Ментюков тоже уходит из зоны огня, но ему снова сообщают о цели — она сзади. “Но я чувствую, что падаю. Ведь шел без форсажа. Скорость снизилась до 300 километров. Свалился до 15 тысяч метров. С КП: “Включай форсаж!” А это невозможно, он включается только при 550 километрах. В это время загорается лампочка — аварийный остаток топлива. Наведение сорвалось”. Ментюкову дают указание — тянуть до аэродрома Кольцово.

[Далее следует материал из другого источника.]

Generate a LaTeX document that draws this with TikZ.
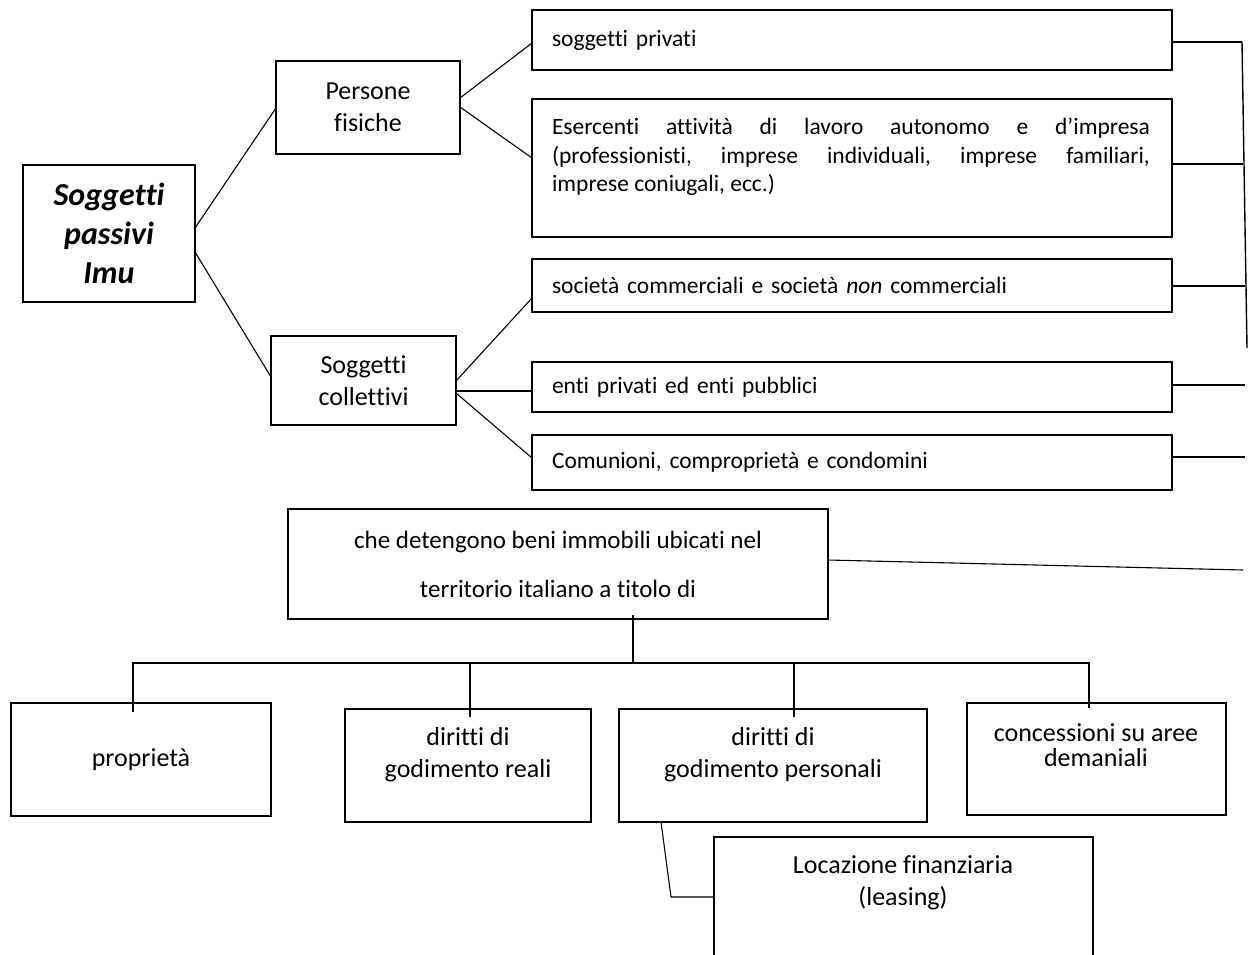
\documentclass[tikz,border=0pt]{standalone}
\usepackage{fontspec}
\setmainfont{Carlito}[Ligatures={NoCommon}]
\usetikzlibrary{calc}
\begin{document}
\begin{tikzpicture}[x=1pt,y=-1pt,
  box/.style={draw, line width=1.3pt, inner sep=0pt, outer sep=0pt, anchor=north west, fill=white},
  conn/.style={line width=1.1pt},
  fmain/.style={font=\fontsize{32}{39}\selectfont\bfseries\itshape},
  fmid/.style={font=\fontsize{26}{32}\selectfont},
  fright/.style={font=\fontsize{23.5}{28.5}\selectfont},
  lbl/.style={inner sep=0pt, outer sep=0pt}]
\useasboundingbox (0,0) rectangle (1248,954);

% --- left part
\node[box, fmain, align=center, minimum width=172, minimum height=137] (main) at (23,165) {Soggetti\\passivi\\Imu};
\node[box, fmid, align=center, minimum width=184, minimum height=93] (pf) at (276,61) {Persone\\fisiche};
\node[box, fmid, align=center, minimum width=185, minimum height=89] (sc) at (271,336) {Soggetti\\collettivi};

% --- right boxes
\node[box, fright, align=left, text width=600pt, inner xsep=20pt, minimum width=640, minimum height=60] (sp) at (532,10) {soggetti privati};
\node[box, minimum width=640, minimum height=138] (es) at (532,99) {};
\node[lbl, fright, anchor=north west, align=left] (estext) at (552,118)
  {\hbox to 598pt{Esercenti\hfill attività\hfill di\hfill lavoro\hfill autonomo\hfill e\hfill d’impresa}\\
   \hbox to 598pt{(professionisti,\hfill imprese\hfill individuali,\hfill imprese\hfill familiari,}\\
   imprese coniugali, ecc.)};
\node[box, fright, align=left, text width=600pt, inner xsep=20pt, minimum width=640, minimum height=53] (soc) at (532,259) {società commerciali e società \textit{non} commerciali};
\node[box, fright, align=left, text width=600pt, inner xsep=20pt, minimum width=640, minimum height=50] (enti) at (532,362) {enti privati ed enti pubblici};
\node[box, fright, align=left, text width=600pt, inner xsep=20pt, minimum width=640, minimum height=55] (com) at (532,435) {Comunioni, comproprietà e condomini};

% --- middle box
\node[box, font=\fontsize{25}{49}\selectfont, align=center, minimum width=540, minimum height=110] (che) at (288,509) {che detengono beni immobili ubicati nel\\territorio italiano a titolo di};

% --- bottom boxes
\node[box, fmid, minimum width=260, minimum height=113] (prop) at (11,703) {proprietà};
\node[box, minimum width=246, minimum height=113] (dr) at (345,709) {};
\node[lbl, fmid, align=center] (drtext) at (468,755) {diritti di\\godimento reali};
\node[box, minimum width=308, minimum height=113] (dp) at (619,709) {};
\node[lbl, fmid, align=center] (dptext) at (773,755) {diritti di\\godimento personali};
\node[box, minimum width=259, minimum height=112] (conc) at (967,703) {};
\node[lbl, font=\fontsize{26}{25}\selectfont, align=center] (conctext) at (1096,745) {concessioni su aree\\demaniali};
\node[draw=none, inner sep=0pt, outer sep=0pt, anchor=north west, minimum width=379, minimum height=120] (loc) at (714,837) {};
\draw[line width=1.3pt] (loc.south west) |- (loc.north east) -- (loc.south east);
\node[lbl, fmid, align=center] (loctext) at (903,883) {Locazione finanziaria\\(leasing)};

% --- connectors left
\draw[conn] ($(main.north east)+(0,63)$) -- ($(pf.north west)+(0,47)$);
\draw[conn] ($(main.north east)+(0,87)$) -- ($(sc.north west)+(0,41)$);
\draw[conn] ($(pf.north east)+(0,37)$) -- ($(sp.north west)+(0,33)$);
\draw[conn] ($(pf.north east)+(0,46)$) -- ($(es.north west)+(0,59)$);
\draw[conn] ($(sc.north east)+(0,45)$) -- ($(soc.north west)+(0,39)$);
\draw[conn] ($(sc.north east)+(0,55)$) -- ($(enti.north west)+(0,29)$);
\draw[conn] ($(sc.north east)+(0,57)$) -- ($(com.north west)+(0,23)$);

% --- connectors right
\coordinate (rsp) at (1242,42);
\coordinate (res) at (1243,164);
\coordinate (rsoc) at (1245,286);
\coordinate (renti) at (1245,385);
\coordinate (rcom) at (1245,457);
\coordinate (rche) at (1243,570);
\coordinate (vbot) at (1247,348);
\draw[conn] ($(sp.north east)+(0,32)$) -- (rsp);
\draw[conn] ($(es.north east)+(0,65)$) -- (res);
\draw[conn] ($(soc.north east)+(0,27)$) -- (rsoc);
\draw[conn] ($(enti.north east)+(0,23)$) -- (renti);
\draw[conn] ($(com.north east)+(0,22)$) -- (rcom);
\draw[conn] ($(che.north east)+(0,51)$) -- (rche);
\draw[line width=1.4pt] (rsp) -- (vbot);

% --- bottom tree
\coordinate (bj) at (633,663);
\coordinate (proptop) at ($(prop.north west)+(122,9)$);
\coordinate (drtop) at ($(dr.north west)+(125,8)$);
\coordinate (dptop) at ($(dp.north west)+(175,8)$);
\coordinate (conctop) at ($(conc.north west)+(122,5)$);
\draw[conn] ($(che.south -| bj)+(0,-4)$) -- (bj);
\draw[conn] (proptop) -- (proptop |- bj) -- (conctop |- bj) -- (conctop);
\draw[conn] (drtop) -- (drtop |- bj);
\draw[conn] (dptop) -- (dptop |- bj);
\coordinate (lk) at (671,897);
\draw[conn] ($(dp.south west)+(42,0)$) -- (lk) -- ($(loc.north west)+(0,60)$);
\end{tikzpicture}
\end{document}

“После посадки, прямо у самолета, меня встречали несколько полковников и двое в штатском. Садитесь, говорят, поедем с нами на КП. Но тут кто-то из встречающих увидел, что в нескольких километрах с неба падает что-то блестящее. Спрашивают меня: “Что это может быть?” Я вопросом на вопрос: “МиГи давно взлетели?” Гул их был слышен, и я предположил: МиГи сбросили баки. Однако потом выяснилось, что падали осколки самолета-шпиона У-2 “Локхид”.

Вскоре после того, как стало ясно, что самолет-нарушитель сбит, на аэродром командного пункта приехал командующий авиацией уральской армии ПВО генерал-майор Вовк. Он меня знал, служили вместе в учебном центре в Савостлейке, потому сказал: “Слава Богу, Ментюков, что все обошлось”. Он имел в виду, что Пауэрса сбили. Если нарушитель ушел бы, скандал разгорелся бы крупный”.

Для Ментюкова “эпизод” на этом не закончился — была еще “комиссия по расследованию”. Было многолетнее молчание. И мысленное прокручивание эпизода в минуты раздумий над жизнью — и горьких, и светлых.